→ **COLLECTED MATERIAL**
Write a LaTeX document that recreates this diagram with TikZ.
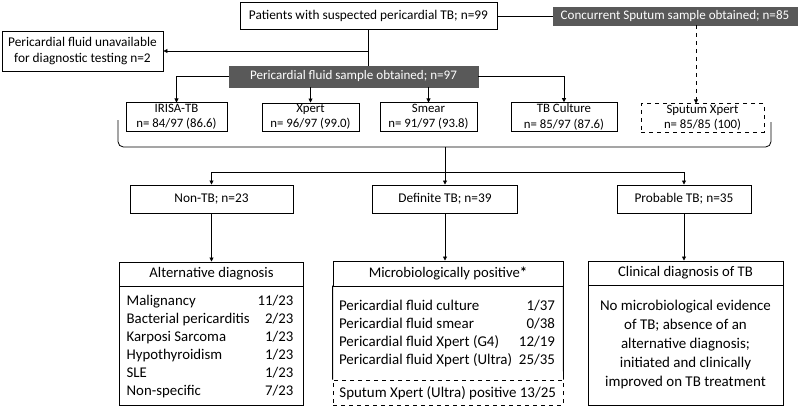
\documentclass[tikz,border=0pt]{standalone}
\usepackage{fontspec}
\setmainfont{Carlito}
\usetikzlibrary{arrows.meta}
\definecolor{boxgrey}{HTML}{595959}
\begin{document}
\begin{tikzpicture}[x=0.75pt, y=-0.75pt, line width=0.6pt,
  box/.style={draw, line width=0.7pt, inner sep=1pt, align=center, font=\fontsize{10}{12}\selectfont},
  darkbox/.style={box, draw=boxgrey, fill=boxgrey, text=white, font=\fontsize{9.8}{12}\selectfont},
  testbox/.style={box, minimum height=21pt, font=\fontsize{9.6}{11.5}\selectfont},
  groupbox/.style={box, minimum height=21pt},
  headbox/.style={box, font=\fontsize{11}{13}\selectfont},
  listbox/.style={inner sep=0pt, font=\fontsize{11.1}{13.5}\selectfont},
  microlist/.style={inner sep=0pt, font=\fontsize{11.2}{13.5}\selectfont},
  arr/.style={-{Triangle[length=3pt, width=3pt]}}]
  \useasboundingbox (0,0) rectangle (800,407);
  \node[box, minimum width=192.75pt, minimum height=20.25pt] (pts) at (368.5,16.0) {Patients with suspected pericardial TB; n=99};
  \node[darkbox, minimum width=183pt, minimum height=13.5pt] (conc) at (675.0,16.0) {Concurrent Sputum sample obtained; n=85};
  \node[box, minimum width=120.75pt, minimum height=30pt] (unav) at (82.5,51.0) {Pericardial fluid unavailable\\for diagnostic testing n=2};
  \node[darkbox, minimum width=186.75pt, minimum height=15.75pt] (pfs) at (353.5,76.5) {Pericardial fluid sample obtained; n=97};
  \node[testbox, minimum width=75.75pt] (irisa) at (176.5,117.0) {IRISA-TB\\n= 84/97 (86.6)};
  \node[testbox, minimum width=72.75pt] (xpert) at (310.5,117.0) {Xpert\\n= 96/97 (99.0)};
  \node[testbox, minimum width=72.75pt] (smear) at (428.5,117.0) {Smear\\n= 91/97 (93.8)};
  \node[testbox, minimum width=79.5pt] (cult) at (564.0,117.0) {TB Culture\\n= 85/97 (87.6)};
  \node[testbox, dashed, minimum width=92.25pt] (spx) at (702.5,118.0) {Sputum Xpert\\n= 85/85 (100)};
  \node[groupbox, minimum width=122.25pt] (nontb) at (211.5,199.0) {Non-TB; n=23};
  \node[groupbox, minimum width=108.75pt] (deftb) at (445.0,199.0) {Definite TB; n=39};
  \node[groupbox, minimum width=100.5pt] (prob) at (684.0,199.0) {Probable TB; n=35};
  \node[headbox, minimum width=138pt, minimum height=18pt] (alth) at (211.5,274.0) {Alternative diagnosis};
  \node[box, minimum width=138pt, minimum height=89.25pt] (altb) at (211.5,345.5) {};
  \node[listbox] (altl) at (210.0,347.0) {\begin{tabular*}{125pt}{@{}l@{\extracolsep{\fill}}r@{}}
    Malignancy & 11/23\\ Bacterial pericarditis & 2/23\\ Karposi Sarcoma & 1/23\\
    Hypothyroidism & 1/23\\ SLE & 1/23\\ Non-specific & 7/23\end{tabular*}};
  \node[headbox, minimum width=172.5pt, minimum height=18.75pt] (mich) at (448.0,273.5) {Microbiologically positive\textbf{*}};
  \node[minimum width=172.5pt, minimum height=70.5pt, inner sep=0pt] (micb) at (448.0,333.0) {};
  \node[microlist] (micl) at (447.0,334.0) {\begin{tabular*}{162pt}{@{}l@{\extracolsep{\fill}}r@{}}
    Pericardial fluid culture & 1/37\\ Pericardial fluid smear & 0/38\\
    Pericardial fluid Xpert (G4) & 12/19\\ Pericardial fluid Xpert (Ultra) & 25/35\end{tabular*}};
  \node[box, dashed, minimum width=172.5pt, minimum height=18.75pt] (spd) at (448.0,392.5) {};
  \node[microlist, anchor=west] (spdt) at (339.0,393.0) {Sputum Xpert (Ultra) positive 13/25};
  \draw[line width=0.7pt] (spd.north west) -- (micb.north west) (spd.north east) -- (micb.north east);
  \node[headbox, minimum width=146.25pt, minimum height=18pt] (clh) at (685.5,273.0) {Clinical diagnosis of TB};
  \node[box, minimum width=146.25pt, minimum height=90pt, font=\fontsize{11.2}{14.25}\selectfont] (clb) at (685.5,345.0) {No microbiological evidence\\of TB; absence of an\\alternative diagnosis;\\initiated and clinically\\improved on TB treatment};
  \coordinate (sa) at (696,0);
  \coordinate (bl) at (118,120);
  \coordinate (br) at (771,122);
  \coordinate (bm) at (445,147);
  \coordinate (hub) at (445,172);
  \draw (pts.east) -- (conc.west);
  \draw (pts.south) -- (pts.south |- pfs.north);
  \draw[arr] (pts.south |- unav.east) -- (unav.east);
  \draw[arr] (pfs.west) -| (irisa.north);
  \draw[arr] (pfs.east) -| (cult.north);
  \draw[arr] (pfs.south -| xpert.north) -- (xpert.north);
  \draw[arr] (pfs.south -| smear.north) -- (smear.north);
  \draw[arr, dashed] (conc.south -| sa) -- (spx.north -| sa);
  \draw[rounded corners=4pt] (bl) |- (bm) -| (br);
  \draw (bm) -- (hub);
  \draw (hub -| nontb.north) -- (hub -| prob.north);
  \draw[arr] (hub -| nontb.north) -- (nontb.north);
  \draw[arr] (hub) -- (deftb.north);
  \draw[arr] (hub -| prob.north) -- (prob.north);
  \draw[arr] (nontb.south) -- (nontb.south |- alth.north);
  \draw[arr] (deftb.south) -- (deftb.south |- mich.north);
  \draw[arr] (prob.south) -- (prob.south |- clh.north);
\end{tikzpicture}
\end{document}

→ **WHAT YOU WILL DO**
The material above must be printed exactly, with its pictures left out.

→ **THE OUTPUT**
Write a LaTeX document that recreates this diagram with TikZ.
\documentclass[tikz,border=0pt]{standalone}
\usepackage{fontspec}
\setmainfont{Carlito}
\usetikzlibrary{arrows.meta}
\definecolor{boxgrey}{HTML}{595959}
\begin{document}
\begin{tikzpicture}[x=0.75pt, y=-0.75pt, line width=0.6pt,
  box/.style={draw, line width=0.7pt, inner sep=1pt, align=center, font=\fontsize{10}{12}\selectfont},
  darkbox/.style={box, draw=boxgrey, fill=boxgrey, text=white, font=\fontsize{9.8}{12}\selectfont},
  testbox/.style={box, minimum height=21pt, font=\fontsize{9.6}{11.5}\selectfont},
  groupbox/.style={box, minimum height=21pt},
  headbox/.style={box, font=\fontsize{11}{13}\selectfont},
  listbox/.style={inner sep=0pt, font=\fontsize{11.1}{13.5}\selectfont},
  microlist/.style={inner sep=0pt, font=\fontsize{11.2}{13.5}\selectfont},
  arr/.style={-{Triangle[length=3pt, width=3pt]}}]
  \useasboundingbox (0,0) rectangle (800,407);
  \node[box, minimum width=192.75pt, minimum height=20.25pt] (pts) at (368.5,16.0) {Patients with suspected pericardial TB; n=99};
  \node[darkbox, minimum width=183pt, minimum height=13.5pt] (conc) at (675.0,16.0) {Concurrent Sputum sample obtained; n=85};
  \node[box, minimum width=120.75pt, minimum height=30pt] (unav) at (82.5,51.0) {Pericardial fluid unavailable\\for diagnostic testing n=2};
  \node[darkbox, minimum width=186.75pt, minimum height=15.75pt] (pfs) at (353.5,76.5) {Pericardial fluid sample obtained; n=97};
  \node[testbox, minimum width=75.75pt] (irisa) at (176.5,117.0) {IRISA-TB\\n= 84/97 (86.6)};
  \node[testbox, minimum width=72.75pt] (xpert) at (310.5,117.0) {Xpert\\n= 96/97 (99.0)};
  \node[testbox, minimum width=72.75pt] (smear) at (428.5,117.0) {Smear\\n= 91/97 (93.8)};
  \node[testbox, minimum width=79.5pt] (cult) at (564.0,117.0) {TB Culture\\n= 85/97 (87.6)};
  \node[testbox, dashed, minimum width=92.25pt] (spx) at (702.5,118.0) {Sputum Xpert\\n= 85/85 (100)};
  \node[groupbox, minimum width=122.25pt] (nontb) at (211.5,199.0) {Non-TB; n=23};
  \node[groupbox, minimum width=108.75pt] (deftb) at (445.0,199.0) {Definite TB; n=39};
  \node[groupbox, minimum width=100.5pt] (prob) at (684.0,199.0) {Probable TB; n=35};
  \node[headbox, minimum width=138pt, minimum height=18pt] (alth) at (211.5,274.0) {Alternative diagnosis};
  \node[box, minimum width=138pt, minimum height=89.25pt] (altb) at (211.5,345.5) {};
  \node[listbox] (altl) at (210.0,347.0) {\begin{tabular*}{125pt}{@{}l@{\extracolsep{\fill}}r@{}}
    Malignancy & 11/23\\ Bacterial pericarditis & 2/23\\ Karposi Sarcoma & 1/23\\
    Hypothyroidism & 1/23\\ SLE & 1/23\\ Non-specific & 7/23\end{tabular*}};
  \node[headbox, minimum width=172.5pt, minimum height=18.75pt] (mich) at (448.0,273.5) {Microbiologically positive\textbf{*}};
  \node[minimum width=172.5pt, minimum height=70.5pt, inner sep=0pt] (micb) at (448.0,333.0) {};
  \node[microlist] (micl) at (447.0,334.0) {\begin{tabular*}{162pt}{@{}l@{\extracolsep{\fill}}r@{}}
    Pericardial fluid culture & 1/37\\ Pericardial fluid smear & 0/38\\
    Pericardial fluid Xpert (G4) & 12/19\\ Pericardial fluid Xpert (Ultra) & 25/35\end{tabular*}};
  \node[box, dashed, minimum width=172.5pt, minimum height=18.75pt] (spd) at (448.0,392.5) {};
  \node[microlist, anchor=west] (spdt) at (339.0,393.0) {Sputum Xpert (Ultra) positive 13/25};
  \draw[line width=0.7pt] (spd.north west) -- (micb.north west) (spd.north east) -- (micb.north east);
  \node[headbox, minimum width=146.25pt, minimum height=18pt] (clh) at (685.5,273.0) {Clinical diagnosis of TB};
  \node[box, minimum width=146.25pt, minimum height=90pt, font=\fontsize{11.2}{14.25}\selectfont] (clb) at (685.5,345.0) {No microbiological evidence\\of TB; absence of an\\alternative diagnosis;\\initiated and clinically\\improved on TB treatment};
  \coordinate (sa) at (696,0);
  \coordinate (bl) at (118,120);
  \coordinate (br) at (771,122);
  \coordinate (bm) at (445,147);
  \coordinate (hub) at (445,172);
  \draw (pts.east) -- (conc.west);
  \draw (pts.south) -- (pts.south |- pfs.north);
  \draw[arr] (pts.south |- unav.east) -- (unav.east);
  \draw[arr] (pfs.west) -| (irisa.north);
  \draw[arr] (pfs.east) -| (cult.north);
  \draw[arr] (pfs.south -| xpert.north) -- (xpert.north);
  \draw[arr] (pfs.south -| smear.north) -- (smear.north);
  \draw[arr, dashed] (conc.south -| sa) -- (spx.north -| sa);
  \draw[rounded corners=4pt] (bl) |- (bm) -| (br);
  \draw (bm) -- (hub);
  \draw (hub -| nontb.north) -- (hub -| prob.north);
  \draw[arr] (hub -| nontb.north) -- (nontb.north);
  \draw[arr] (hub) -- (deftb.north);
  \draw[arr] (hub -| prob.north) -- (prob.north);
  \draw[arr] (nontb.south) -- (nontb.south |- alth.north);
  \draw[arr] (deftb.south) -- (deftb.south |- mich.north);
  \draw[arr] (prob.south) -- (prob.south |- clh.north);
\end{tikzpicture}
\end{document}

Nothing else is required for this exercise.